Why America Feels Different—Even When the System Hasn’t Changed.

A closer look at how everyday experience is shifting as the country approaches 250 years

The Thought I Keep Returning To

Over the past few weeks, I’ve found myself returning to a simple but persistent thought. It’s not something I arrived at through formal analysis, but through observation, through listening more closely to how people talk about their lives when they are not trying to make a point. What if the system hasn’t changed as much as we think, but the way people experience it has? That question stayed with me because it didn’t come from policy debates or headlines. It came from everyday conversations that felt slightly different in tone, even when the topics were familiar.

A System That Still Moves

 From a structural standpoint, the United States remains operational. Institutions are intact, laws are passed, and the mechanics of governance continue to function much as they always have. If you look at the system from the outside, it appears stable, even predictable in its design. That’s what makes this moment difficult to define. The change I’m noticing is not inside the system itself, but in how people relate to it. It’s subtle, but it is consistent enough that it becomes hard to ignore.

Where the Difference Begins

The shift shows up in the way people talk about their future. Conversations about work, stability, and opportunity feel more measured than they once did. There is still effort, still ambition, but the confidence that effort will lead somewhere meaningful feels less certain. You can hear it in the pauses, in the careful language, and in the way expectations are quietly adjusted. These are not dramatic changes, but they are present across different settings and among different groups of people.

Understanding the Experience Gap

What I’ve started to think of this as is an experience gap. On one side, you have a system that continues to function in a technical sense. On the other hand, individuals moving through that system no longer feel the same level of connection to it. This gap does not immediately produce a crisis. Instead, it creates distance. People still participate in the system, but the relationship feels less direct and less responsive than it once did. That distinction matters because it changes how people interpret their place within the system.

Why Governance Alone Doesn’t Explain It

For a long time, I believed this disconnect could be explained through governance alone. If leadership improved or policies were adjusted, then perhaps the gap would begin to close. That assumption made sense within a traditional framework of how we think about political systems. But the more I observe, the more I question whether governance alone is enough. Leadership operates within constraints, and those constraints are part of the system itself. Even effective leadership cannot fully reshape how millions of people experience that system in their daily lives. This is where the explanation begins to expand.

A Shift Toward Something Deeper

When people begin to feel that distance, it does not always appear as frustration or anger. More often, it shows up as a quiet recalibration. People continue to engage, but their expectations begin to change. They become more cautious, more measured, and less certain about what the system can deliver. That shift moves the conversation beyond governance and into something more fundamental. It begins to affect belief, not in a political sense, but in a structural one. It raises questions about whether participation still leads to meaningful outcomes.

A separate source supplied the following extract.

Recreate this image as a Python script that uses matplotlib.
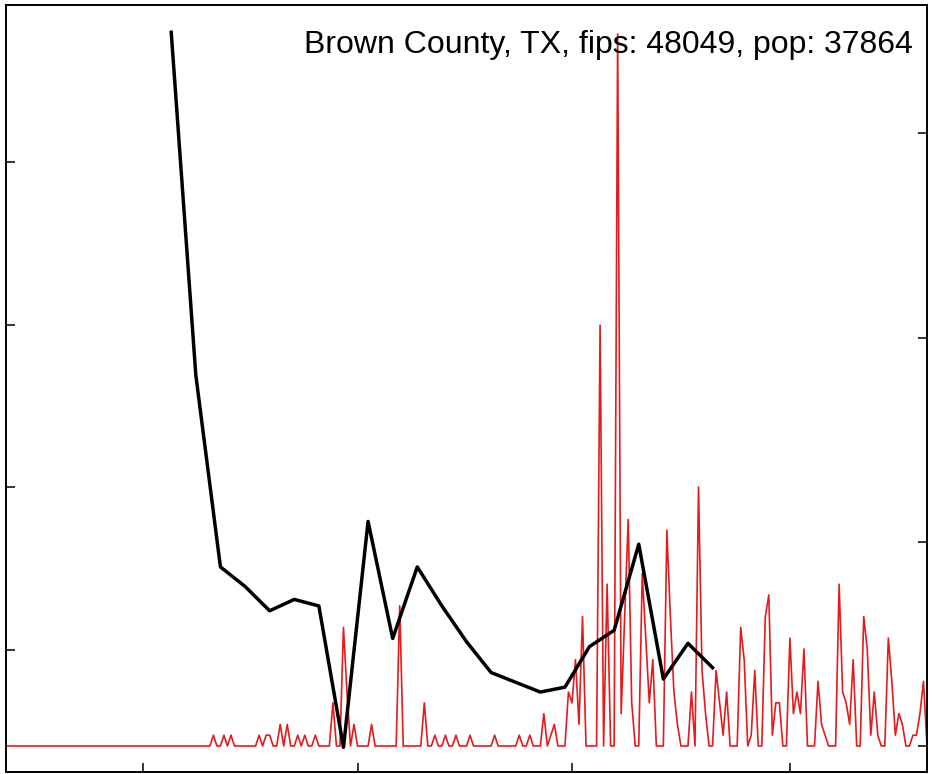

What This Means as America Turns 250

As the United States approaches its 250th year, this moment invites a different kind of reflection. It is not just about how the system functions, but about how it is experienced by the people living within it. Democracy is sustained not only by institutions, but by connection. It depends on whether people feel that the system reflects their reality and responds to their effort. When that connection begins to weaken, even gradually, the implications extend beyond policy. They begin to shape how people understand the system itself.

What I’m Beginning to Realize

The more I think about it, the more I see this as a shift rather than a rupture. It is not a collapse, but a gradual change in perception that is unfolding across different parts of society. These changes accumulate over time, shaping how people define progress and what they believe is possible. That accumulation is what makes this moment significant.

A Different Kind of Question

So as we move closer to this milestone, I find myself asking a different kind of question. Not whether the system is working in a technical sense, but whether people still feel connected to it in a meaningful way. Because in the end, that connection is what gives democracy its strength. Once it begins to weaken, even quietly, it becomes something we can no longer afford to overlook.